Set the listing down unchanged, minus every embedded image.

* Given information
"""

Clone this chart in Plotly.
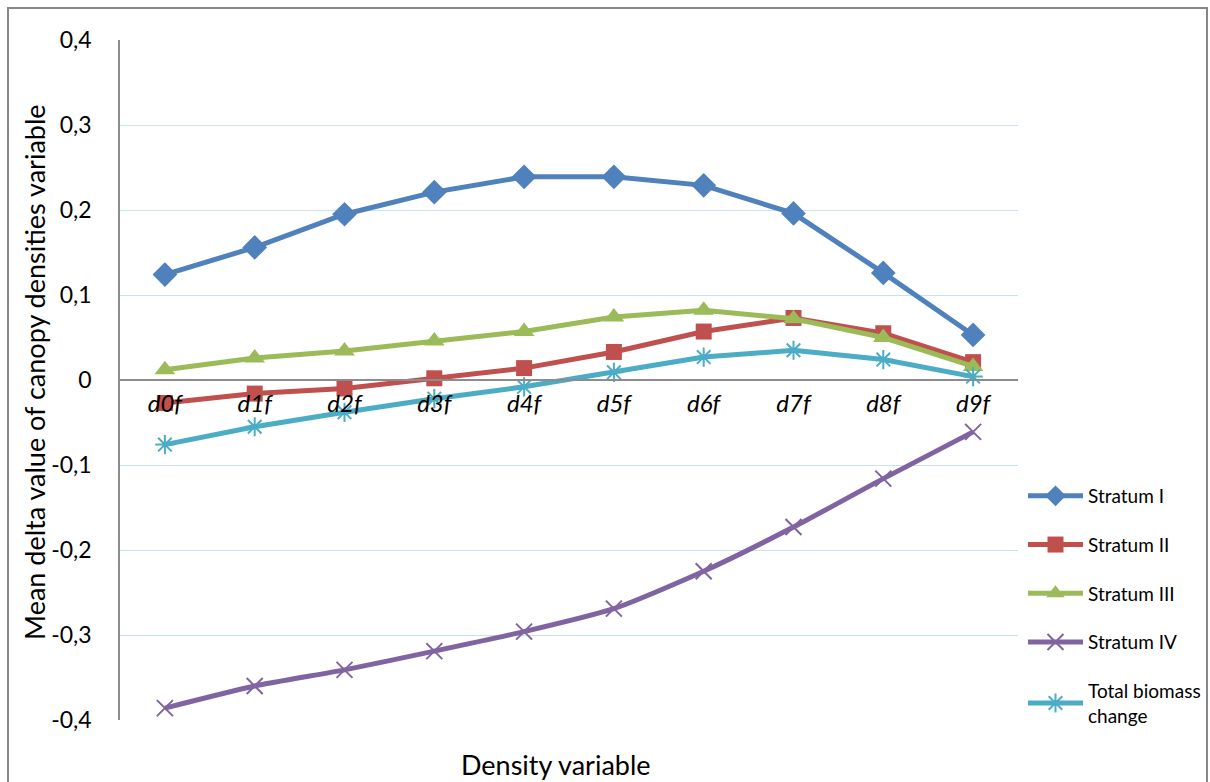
import plotly.graph_objects as go

# Density classes on the x axis
categories = ["d0f", "d1f", "d2f", "d3f", "d4f", "d5f", "d6f", "d7f", "d8f", "d9f"]

# Mean delta values per stratum
stratum_1 = [0.124, 0.156, 0.195, 0.221, 0.239, 0.239, 0.229, 0.196, 0.126, 0.053]
stratum_2 = [-0.027, -0.016, -0.010, 0.002, 0.014, 0.033, 0.057, 0.073, 0.055, 0.021]
stratum_3 = [0.012, 0.026, 0.034, 0.046, 0.057, 0.074, 0.082, 0.072, 0.050, 0.016]
stratum_4 = [-0.386, -0.360, -0.341, -0.319, -0.296, -0.269, -0.225, -0.173, -0.116, -0.061]
total_change = [-0.076, -0.055, -0.038, -0.022, -0.008, 0.009, 0.027, 0.035, 0.024, 0.004]

y_ticks = [-0.4, -0.3, -0.2, -0.1, 0, 0.1, 0.2, 0.3, 0.4]
y_tick_labels = ["-0,4", "-0,3", "-0,2", "-0,1", "0", "0,1", "0,2", "0,3", "0,4"]

FONT = "Lato, Calibri, Carlito, sans-serif"

series = [
    ("Stratum I", stratum_1, "#4F81BD", dict(symbol="diamond", size=19), "linear"),
    ("Stratum II", stratum_2, "#C0504D", dict(symbol="square", size=16), "linear"),
    ("Stratum III", stratum_3, "#9BBB59", dict(symbol="triangle-up", size=18), "linear"),
    ("Stratum IV", stratum_4, "#8064A2", dict(symbol="x-thin-open", size=16, line=dict(width=2)), "spline"),
    ("Total biomass<br>change", total_change, "#4BACC6", dict(symbol="asterisk-open", size=16, line=dict(width=2)), "linear"),
]

fig = go.Figure()
for i, (name, vals, color, marker, shape) in enumerate(series):
    m = dict(marker)
    m["color"] = color
    if "line" in m:
        m["line"] = dict(m["line"], color=color)
    fig.add_trace(go.Scatter(
        x=categories, y=vals, name=name, mode="lines+markers",
        line=dict(color=color, width=5, shape=shape, smoothing=0.6),
        marker=m, legendgroup=f"g{i}", cliponaxis=False,
    ))

L, R, T, B = 120, 192, 40, 62
W, H = 1210, 782
pw, ph = W - L - R, H - T - B

def px_x(x):
    return (x - L) / pw

def px_y(y):
    return (H - B - y) / ph

fig.update_layout(
    width=W, height=H,
    margin=dict(l=L, r=R, t=T, b=B, pad=0, autoexpand=False),
    paper_bgcolor="white", plot_bgcolor="white",
    font=dict(family=FONT, color="black"),
    showlegend=True,
    legend=dict(
        x=px_x(1023), y=px_y(477), xanchor="left", yanchor="top",
        font=dict(size=19, family=FONT, color="black"),
        tracegroupgap=21, bgcolor="rgba(0,0,0,0)", itemwidth=55,
    ),
    xaxis=dict(
        type="category", anchor="free", position=0.5,
        range=[-0.5, 9.5],
        showgrid=False, zeroline=False,
        showline=True, linecolor="#8C8C8C", linewidth=1.5,
        ticks="", tickfont=dict(size=24, family=FONT, style="italic", color="black"),
        ticklabelstandoff=2,
    ),
    yaxis=dict(
        range=[-0.4, 0.4], tickvals=y_ticks, ticktext=y_tick_labels,
        showgrid=True, gridcolor="#C6E4EE", gridwidth=1.2,
        zeroline=True, zerolinecolor="#8C8C8C", zerolinewidth=1.5,
        showline=True, linecolor="#8C8C8C", linewidth=1.5,
        ticks="", tickfont=dict(size=23, family=FONT, color="black"),
        ticklabelstandoff=22,
    ),
    annotations=[
        dict(text="Mean delta value of canopy densities variable", textangle=-90,
             xref="paper", yref="paper", x=px_x(34), y=px_y(372),
             xanchor="center", yanchor="middle", showarrow=False,
             font=dict(size=27, family=FONT, color="black")),
        dict(text="Density variable", xref="paper", yref="paper",
             x=px_x(556), y=px_y(764), xanchor="center", yanchor="middle",
             showarrow=False, font=dict(size=27, family=FONT, color="black")),
    ],
    shapes=[
        dict(type="rect", xref="paper", yref="paper",
             x0=px_x(8), x1=px_x(1207), y0=px_y(830), y1=px_y(8),
             line=dict(color="#878787", width=2), fillcolor="rgba(0,0,0,0)", layer="below"),
    ],
)

fig.write_html("out.html")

"""

* Result of this exercise
Clone this chart in Plotly.
import plotly.graph_objects as go

# Density classes on the x axis
categories = ["d0f", "d1f", "d2f", "d3f", "d4f", "d5f", "d6f", "d7f", "d8f", "d9f"]

# Mean delta values per stratum
stratum_1 = [0.124, 0.156, 0.195, 0.221, 0.239, 0.239, 0.229, 0.196, 0.126, 0.053]
stratum_2 = [-0.027, -0.016, -0.010, 0.002, 0.014, 0.033, 0.057, 0.073, 0.055, 0.021]
stratum_3 = [0.012, 0.026, 0.034, 0.046, 0.057, 0.074, 0.082, 0.072, 0.050, 0.016]
stratum_4 = [-0.386, -0.360, -0.341, -0.319, -0.296, -0.269, -0.225, -0.173, -0.116, -0.061]
total_change = [-0.076, -0.055, -0.038, -0.022, -0.008, 0.009, 0.027, 0.035, 0.024, 0.004]

y_ticks = [-0.4, -0.3, -0.2, -0.1, 0, 0.1, 0.2, 0.3, 0.4]
y_tick_labels = ["-0,4", "-0,3", "-0,2", "-0,1", "0", "0,1", "0,2", "0,3", "0,4"]

FONT = "Lato, Calibri, Carlito, sans-serif"

series = [
    ("Stratum I", stratum_1, "#4F81BD", dict(symbol="diamond", size=19), "linear"),
    ("Stratum II", stratum_2, "#C0504D", dict(symbol="square", size=16), "linear"),
    ("Stratum III", stratum_3, "#9BBB59", dict(symbol="triangle-up", size=18), "linear"),
    ("Stratum IV", stratum_4, "#8064A2", dict(symbol="x-thin-open", size=16, line=dict(width=2)), "spline"),
    ("Total biomass<br>change", total_change, "#4BACC6", dict(symbol="asterisk-open", size=16, line=dict(width=2)), "linear"),
]

fig = go.Figure()
for i, (name, vals, color, marker, shape) in enumerate(series):
    m = dict(marker)
    m["color"] = color
    if "line" in m:
        m["line"] = dict(m["line"], color=color)
    fig.add_trace(go.Scatter(
        x=categories, y=vals, name=name, mode="lines+markers",
        line=dict(color=color, width=5, shape=shape, smoothing=0.6),
        marker=m, legendgroup=f"g{i}", cliponaxis=False,
    ))

L, R, T, B = 120, 192, 40, 62
W, H = 1210, 782
pw, ph = W - L - R, H - T - B

def px_x(x):
    return (x - L) / pw

def px_y(y):
    return (H - B - y) / ph

fig.update_layout(
    width=W, height=H,
    margin=dict(l=L, r=R, t=T, b=B, pad=0, autoexpand=False),
    paper_bgcolor="white", plot_bgcolor="white",
    font=dict(family=FONT, color="black"),
    showlegend=True,
    legend=dict(
        x=px_x(1023), y=px_y(477), xanchor="left", yanchor="top",
        font=dict(size=19, family=FONT, color="black"),
        tracegroupgap=21, bgcolor="rgba(0,0,0,0)", itemwidth=55,
    ),
    xaxis=dict(
        type="category", anchor="free", position=0.5,
        range=[-0.5, 9.5],
        showgrid=False, zeroline=False,
        showline=True, linecolor="#8C8C8C", linewidth=1.5,
        ticks="", tickfont=dict(size=24, family=FONT, style="italic", color="black"),
        ticklabelstandoff=2,
    ),
    yaxis=dict(
        range=[-0.4, 0.4], tickvals=y_ticks, ticktext=y_tick_labels,
        showgrid=True, gridcolor="#C6E4EE", gridwidth=1.2,
        zeroline=True, zerolinecolor="#8C8C8C", zerolinewidth=1.5,
        showline=True, linecolor="#8C8C8C", linewidth=1.5,
        ticks="", tickfont=dict(size=23, family=FONT, color="black"),
        ticklabelstandoff=22,
    ),
    annotations=[
        dict(text="Mean delta value of canopy densities variable", textangle=-90,
             xref="paper", yref="paper", x=px_x(34), y=px_y(372),
             xanchor="center", yanchor="middle", showarrow=False,
             font=dict(size=27, family=FONT, color="black")),
        dict(text="Density variable", xref="paper", yref="paper",
             x=px_x(556), y=px_y(764), xanchor="center", yanchor="middle",
             showarrow=False, font=dict(size=27, family=FONT, color="black")),
    ],
    shapes=[
        dict(type="rect", xref="paper", yref="paper",
             x0=px_x(8), x1=px_x(1207), y0=px_y(830), y1=px_y(8),
             line=dict(color="#878787", width=2), fillcolor="rgba(0,0,0,0)", layer="below"),
    ],
)

fig.write_html("out.html")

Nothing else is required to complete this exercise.